Nice read. Good luck, hope the grass isnt as bad as it was today in Navarre.


----------



## zaraspookin (Feb 27, 2010)

Good Luck, and BOO DEVILS!!, I'm just sayin


----------



## stevesmi (Mar 15, 2012)

the grass has been awful. and they are covering up the baits as soon as you throw out. i'm avoiding the surf this weekend, gonna hit Sikes instead. good luck


----------



## sniperpeeps (Mar 5, 2011)

Good luck! You forgot the service and support paragraph of your 5 paragraph op-order


----------



## JerseyDevil13 (Apr 21, 2012)

*Dawn Patrol, After Action*

Sniperpeeps, sorry, but I haven't been in The Corps for more than a few years, I'm a bit rusty.

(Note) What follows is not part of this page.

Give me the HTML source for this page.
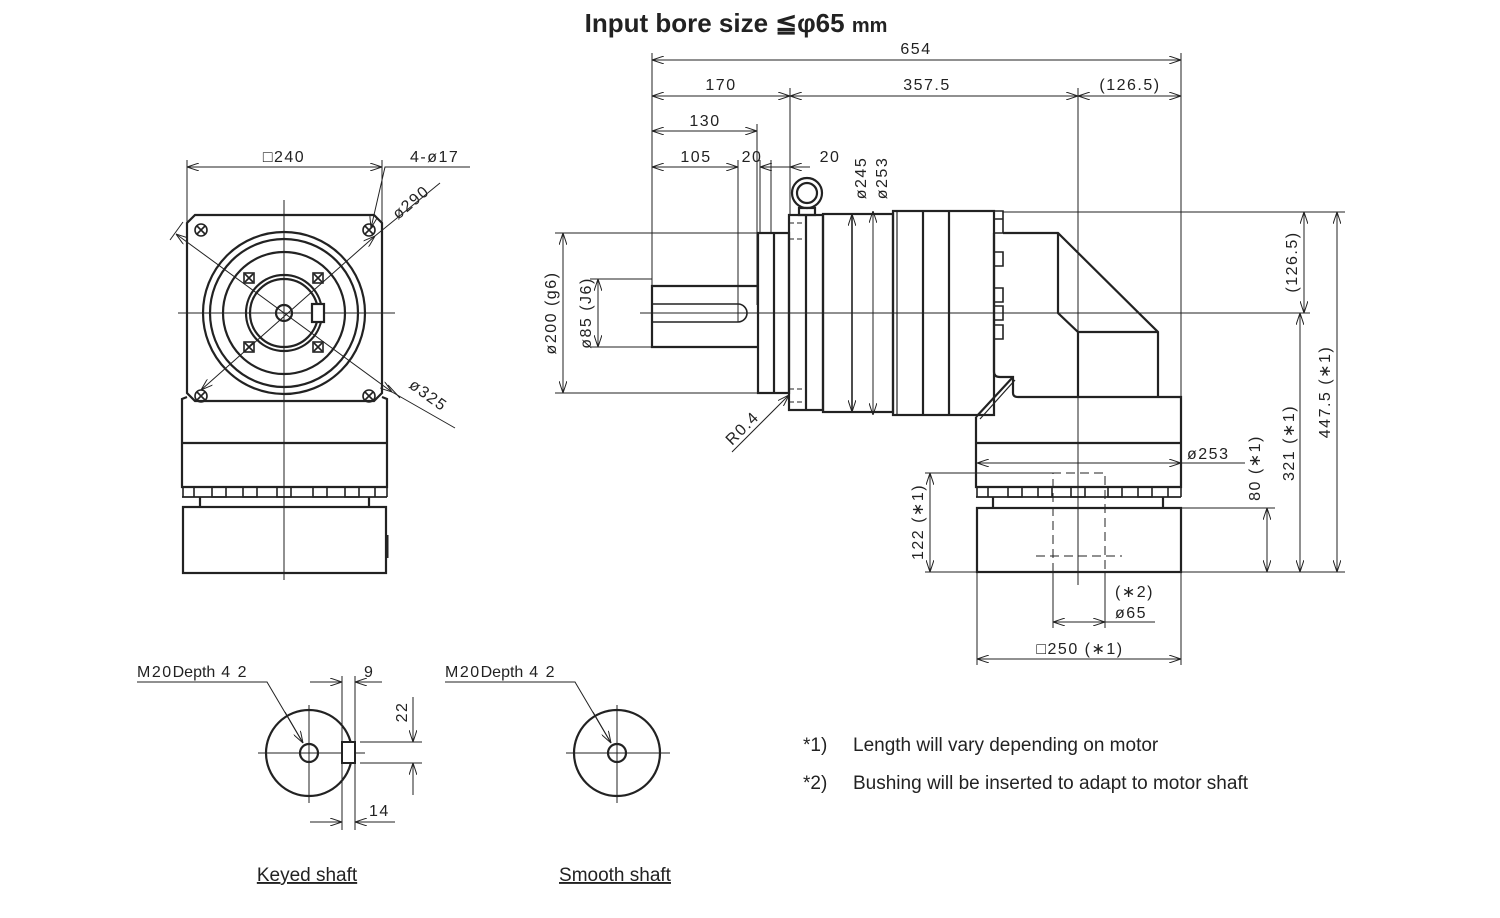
<!DOCTYPE html>
<html><head><meta charset="utf-8"><style>
html,body{margin:0;padding:0;background:#fff}
svg{display:block}
text{font-family:"Liberation Sans",sans-serif;fill:#222}
.d{font-size:16px;letter-spacing:1.5px}
.n{font-size:19px}
</style></head><body>
<svg width="1500" height="918" viewBox="0 0 1500 918" xmlns="http://www.w3.org/2000/svg">
<defs>
<marker id="a" viewBox="0 0 12 8" refX="12" refY="4" markerWidth="12" markerHeight="8" markerUnits="userSpaceOnUse" orient="auto-start-reverse"><path d="M0,0 L12,4 L0,8" fill="none" stroke="#222" stroke-width="1"/></marker>
<g id="bh" stroke="#222" stroke-width="1.6" fill="none"><circle r="6"/><path d="M-4,-4 L4,4 M4,-4 L-4,4"/></g>
<g id="sb" stroke="#222" stroke-width="1.6" fill="none"><rect x="-5" y="-5" width="10" height="10"/><path d="M-4,-4 L4,4 M4,-4 L-4,4"/></g>
</defs>
<text x="736" y="32" text-anchor="middle" style="font-size:26px;font-weight:bold">Input bore size  ≦φ65 <tspan style="font-size:20px">mm</tspan></text>

<g stroke="#222" stroke-width="1" fill="none">
<line x1="284" y1="200" x2="284" y2="580"/><line x1="178" y1="313" x2="395" y2="313"/>
<line x1="187" y1="160" x2="187" y2="222"/><line x1="382" y1="160" x2="382" y2="222"/>
<line x1="187" y1="167" x2="382" y2="167" marker-start="url(#a)" marker-end="url(#a)"/>
<polyline points="371,228 385,167 470,167" marker-start="url(#a)"/>
<line x1="201" y1="390" x2="375" y2="236" marker-start="url(#a)" marker-end="url(#a)"/>
<line x1="375" y1="236" x2="440" y2="183"/>
<line x1="176" y1="234" x2="392" y2="392" marker-start="url(#a)" marker-end="url(#a)"/>
<line x1="392" y1="392" x2="455" y2="428"/>
<line x1="183" y1="222" x2="170" y2="240"/><line x1="388" y1="385" x2="400" y2="398"/>

<line x1="640" y1="313" x2="1310" y2="313"/>
<line x1="1078" y1="88" x2="1078" y2="585"/>
<line x1="652" y1="53" x2="652" y2="285"/>
<line x1="1181" y1="53" x2="1181" y2="400"/>
<line x1="790" y1="88" x2="790" y2="215"/>
<line x1="757" y1="124" x2="757" y2="305"/>
<line x1="738" y1="160" x2="738" y2="305"/>
<line x1="760" y1="160" x2="760" y2="233"/>
<line x1="771" y1="160" x2="771" y2="233"/>
<line x1="652" y1="60" x2="1181" y2="60" marker-start="url(#a)" marker-end="url(#a)"/>
<line x1="652" y1="96" x2="790" y2="96" marker-start="url(#a)" marker-end="url(#a)"/>
<line x1="790" y1="96" x2="1078" y2="96" marker-start="url(#a)" marker-end="url(#a)"/>
<line x1="1078" y1="96" x2="1181" y2="96" marker-start="url(#a)" marker-end="url(#a)"/>
<line x1="652" y1="131" x2="757" y2="131" marker-start="url(#a)" marker-end="url(#a)"/>
<line x1="652" y1="167" x2="738" y2="167" marker-start="url(#a)" marker-end="url(#a)"/>
<line x1="760" y1="167" x2="780" y2="167" marker-start="url(#a)"/>
<line x1="760" y1="167" x2="771" y2="167"/>
<line x1="790" y1="167" x2="810" y2="167" marker-start="url(#a)"/><line x1="771" y1="167" x2="790" y2="167"/>
<line x1="555" y1="233" x2="760" y2="233"/><line x1="555" y1="393" x2="760" y2="393"/>
<line x1="590" y1="279" x2="652" y2="279"/><line x1="590" y1="347" x2="652" y2="347"/>
<line x1="563" y1="233" x2="563" y2="393" marker-start="url(#a)" marker-end="url(#a)"/>
<line x1="598" y1="279" x2="598" y2="347" marker-start="url(#a)" marker-end="url(#a)"/>
<line x1="852" y1="214" x2="852" y2="412" marker-start="url(#a)" marker-end="url(#a)"/>
<line x1="873" y1="211" x2="873" y2="415" marker-start="url(#a)" marker-end="url(#a)"/>
<line x1="732" y1="452" x2="789" y2="395" marker-end="url(#a)"/>
<line x1="1003" y1="212" x2="1345" y2="212"/>
<line x1="1181" y1="572" x2="1345" y2="572"/>
<line x1="1181" y1="508" x2="1275" y2="508"/>
<line x1="1304" y1="212" x2="1304" y2="313" marker-start="url(#a)" marker-end="url(#a)"/>
<line x1="1337" y1="212" x2="1337" y2="572" marker-start="url(#a)" marker-end="url(#a)"/>
<line x1="1300" y1="313" x2="1300" y2="572" marker-start="url(#a)" marker-end="url(#a)"/>
<line x1="1267" y1="508" x2="1267" y2="572" marker-start="url(#a)" marker-end="url(#a)"/>
<line x1="977" y1="463" x2="1181" y2="463" marker-start="url(#a)" marker-end="url(#a)"/>
<line x1="1181" y1="463" x2="1245" y2="463"/>
<line x1="925" y1="473" x2="1053" y2="473"/><line x1="925" y1="572" x2="977" y2="572"/>
<line x1="930" y1="473" x2="930" y2="572" marker-start="url(#a)" marker-end="url(#a)"/>
<line x1="977" y1="572" x2="977" y2="665"/><line x1="1181" y1="572" x2="1181" y2="665"/>
<line x1="977" y1="659" x2="1181" y2="659" marker-start="url(#a)" marker-end="url(#a)"/>
<line x1="1053" y1="572" x2="1053" y2="628"/><line x1="1105" y1="572" x2="1105" y2="628"/>
<line x1="1053" y1="622" x2="1105" y2="622" marker-start="url(#a)" marker-end="url(#a)"/>
<line x1="1105" y1="622" x2="1155" y2="622"/>
<g stroke-dasharray="9,5">
<polyline points="1053,572 1053,473 1105,473 1105,572"/>
<line x1="1036" y1="556" x2="1122" y2="556"/>
</g>

<line x1="309" y1="705" x2="309" y2="803"/><line x1="258" y1="753" x2="365" y2="753"/>
<polyline points="137,682 267,682 303,743"/>
<line x1="285" y1="712" x2="303" y2="743" marker-end="url(#a)"/>
<line x1="342" y1="676" x2="342" y2="830"/><line x1="355" y1="676" x2="355" y2="830"/>
<line x1="310" y1="682" x2="342" y2="682" marker-end="url(#a)"/><line x1="355" y1="682" x2="382" y2="682" marker-start="url(#a)"/>
<line x1="310" y1="822" x2="342" y2="822" marker-end="url(#a)"/><line x1="355" y1="822" x2="395" y2="822" marker-start="url(#a)"/>
<line x1="360" y1="742" x2="422" y2="742"/><line x1="360" y1="763" x2="422" y2="763"/>
<line x1="413" y1="697" x2="413" y2="742" marker-end="url(#a)"/><line x1="413" y1="763" x2="413" y2="795" marker-start="url(#a)"/>
<line x1="617" y1="705" x2="617" y2="803"/><line x1="566" y1="753" x2="670" y2="753"/>
<polyline points="445,682 575,682 611,743"/>
<line x1="593" y1="712" x2="611" y2="743" marker-end="url(#a)"/>
</g>

<g stroke="#222" stroke-width="2.2" fill="none">
<path d="M195,215 L374,215 L382,223 L382,393 L374,401 L195,401 L187,393 L187,223 Z"/>
<circle cx="284" cy="313" r="81"/><circle cx="284" cy="313" r="74"/><circle cx="284" cy="313" r="61"/>
<circle cx="284" cy="313" r="38"/><circle cx="284" cy="313" r="34"/><circle cx="284" cy="313" r="8"/>
<rect x="312" y="304" width="12" height="18" fill="#fff"/>
<path d="M187,397 L182,399 L182,487 L387,487 L387,399 L382,397"/>
<line x1="182" y1="443" x2="387" y2="443"/>
<line x1="182" y1="497" x2="387" y2="497" stroke-width="1.8"/>
<rect x="183" y="507" width="203" height="66"/>
<line x1="200" y1="497" x2="200" y2="507"/><line x1="369" y1="497" x2="369" y2="507"/>
<line x1="387" y1="535" x2="387" y2="558" stroke-width="3"/>
</g>
<use href="#bh" x="201" y="230"/><use href="#bh" x="369" y="230"/><use href="#bh" x="201" y="396"/><use href="#bh" x="369" y="396"/>
<use href="#sb" x="249" y="278"/><use href="#sb" x="318" y="278"/><use href="#sb" x="249" y="347"/><use href="#sb" x="318" y="347"/>
<g stroke="#222" stroke-width="1.6" fill="none">
<path d="M183,487 v10 M194,487 v10 M212,487 v10 h14 v-10 M243,487 v10 h14 v-10 M277,487 v10 h14 v-10 M313,487 v10 h14 v-10 M345,487 v10 h14 v-10 M375,487 v10 M387,487 v10"/>
</g>

<g stroke="#222" stroke-width="2.2" fill="none">
<path d="M758,286 L652,286 L652,347 L758,347"/>
<path d="M652,304 L738,304 A9,9 0 0 1 738,322 L652,322" stroke-width="1.6"/>
<line x1="738" y1="304" x2="738" y2="322" stroke-width="1"/>
<rect x="758" y="233" width="31" height="160"/><line x1="774" y1="233" x2="774" y2="393"/>
<rect x="789" y="215" width="34" height="195"/><line x1="806" y1="215" x2="806" y2="410"/>
<rect x="823" y="214" width="70" height="198"/><line x1="852" y1="214" x2="852" y2="412" stroke-width="1.6"/>
<rect x="893" y="211" width="101" height="204"/><line x1="897" y1="211" x2="897" y2="415" stroke-width="1.2"/>
<line x1="923" y1="211" x2="923" y2="415"/><line x1="949" y1="211" x2="949" y2="415"/>
<ellipse cx="807" cy="193" rx="15" ry="15"/><ellipse cx="807" cy="193" rx="10" ry="10"/>
<rect x="799" y="208" width="16" height="7"/>
<path d="M1003,233 L1058,233 L1158,332 L1158,397 M1058,233 L1058,313 L1078,332 L1158,332 M1078,332 L1078,397"/>
<path d="M994,233 L994,372 Q994,377 1000,377 L1013,377 L1013,393 Q1013,397 1018,397 L1181,397 L1181,487 L976,487 L976,417"/>
<line x1="976" y1="417" x2="1013" y2="377"/><line x1="980" y1="419" x2="1015" y2="380" stroke-width="1.2"/>
<line x1="976" y1="443" x2="1181" y2="443"/>
<line x1="976" y1="497" x2="1181" y2="497" stroke-width="1.8"/>
<rect x="977" y="508" width="204" height="64"/>
<line x1="993" y1="497" x2="993" y2="508"/><line x1="1163" y1="497" x2="1163" y2="508"/>
</g>
<g stroke="#222" stroke-width="1.6" fill="none">
<path d="M994,211 h9 v22 h-9 M994,219 h9 M994,252 h9 v14 h-9 M994,288 h9 v14 h-9 M994,306 h9 v14 h-9 M994,325 h9 v14 h-9"/>
<path d="M977,487 v10 M988,487 v10 M1008,487 v10 h14 v-10 M1038,487 v10 h14 v-10 M1071,487 v10 h14 v-10 M1108,487 v10 h14 v-10 M1138,487 v10 h14 v-10 M1168,487 v10 M1181,487 v10"/>
<path d="M789,223 h16 M789,239 h16 M789,389 h16 M789,402 h16" stroke-dasharray="5,3" stroke-width="1"/>
<circle cx="309" cy="753" r="43" stroke-width="2.2"/><circle cx="309" cy="753" r="9" stroke-width="2.2"/>
<rect x="342" y="742" width="13" height="21" fill="#fff" stroke-width="2"/>
<circle cx="617" cy="753" r="43" stroke-width="2.2"/><circle cx="617" cy="753" r="9" stroke-width="2.2"/>
</g>

<g class="d">
<text x="916" y="54" text-anchor="middle">654</text>
<text x="721" y="90" text-anchor="middle">170</text>
<text x="927" y="90" text-anchor="middle">357.5</text>
<text x="1130" y="90" text-anchor="middle">(126.5)</text>
<text x="705" y="126" text-anchor="middle">130</text>
<text x="696" y="162" text-anchor="middle">105</text>
<text x="752" y="162" text-anchor="middle">20</text>
<text x="830" y="162" text-anchor="middle">20</text>
<text x="284" y="162" text-anchor="middle">□240</text>
<text x="410" y="162">4-ø17</text>
<text transform="translate(398,220) rotate(-40)">ø290</text>
<text transform="translate(408,387) rotate(36)">ø325</text>
<text transform="translate(556,313) rotate(-90)" text-anchor="middle">ø200 (g6)</text>
<text transform="translate(591,313) rotate(-90)" text-anchor="middle">ø85 (J6)</text>
<text transform="translate(866,178) rotate(-90)" text-anchor="middle">ø245</text>
<text transform="translate(887,178) rotate(-90)" text-anchor="middle">ø253</text>
<text transform="translate(732,446) rotate(-45)">R0.4</text>
<text transform="translate(1297,262) rotate(-90)" text-anchor="middle">(126.5)</text>
<text transform="translate(1330,392) rotate(-90)" text-anchor="middle">447.5 (∗1)</text>
<text transform="translate(1294,443) rotate(-90)" text-anchor="middle">321 (∗1)</text>
<text transform="translate(1260,468) rotate(-90)" text-anchor="middle">80 (∗1)</text>
<text x="1187" y="459">ø253</text>
<text transform="translate(923,522) rotate(-90)" text-anchor="middle">122 (∗1)</text>
<text x="1115" y="597">(∗2)</text>
<text x="1115" y="618">ø65</text>
<text x="1080" y="654" text-anchor="middle">□250 (∗1)</text>
<text x="137" y="677">M20<tspan style="letter-spacing:0">Depth</tspan> 4 2</text>
<text x="445" y="677">M20<tspan style="letter-spacing:0">Depth</tspan> 4 2</text>
<text x="364" y="677">9</text>
<text transform="translate(407,712) rotate(-90)" text-anchor="middle">22</text>
<text x="369" y="816">14</text>
</g>
<g class="n">
<text x="803" y="751">*1)</text><text x="853" y="751">Length will vary depending on motor</text>
<text x="803" y="789">*2)</text><text x="853" y="789">Bushing will be inserted to adapt to motor shaft</text>
<text x="307" y="881" text-anchor="middle" text-decoration="underline">Keyed shaft</text>
<text x="615" y="881" text-anchor="middle" text-decoration="underline">Smooth shaft</text>
</g>
</svg>
</body></html>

Plus I'm a helo pilot, you call we haul. Patrol report isn't great. Got out there at about 0600L and it was garbage. Strong up the beach current, surf probably about 3-4 feet and more weeds than I've seen in a long time. Tried for about a half hour but with my 4 oz pyramids getting washed up on the beach in minutes and everything covered with grass, we called it early. No bites, not that we were even in the strike zone that long. Guess I'll drop back and see if anyone else does any good this weekend. Hope this helps some of you guys out for tomorrow, I don't think it will have cleaned up much to make it worth the drive. Hit the bay instead.
JD13 Out.


----------



## mxracer19 (Apr 29, 2012)

Lol you forgot the most important part...the emlcoa.


----------



## minkmaster (Apr 5, 2008)

Is that the June grass


----------



## Snatch it (Feb 17, 2009)

minkmaster said:


> Is that the June grass


 Yeper in May!!!


----------



## minkmaster (Apr 5, 2008)

Does it stay all summer?


----------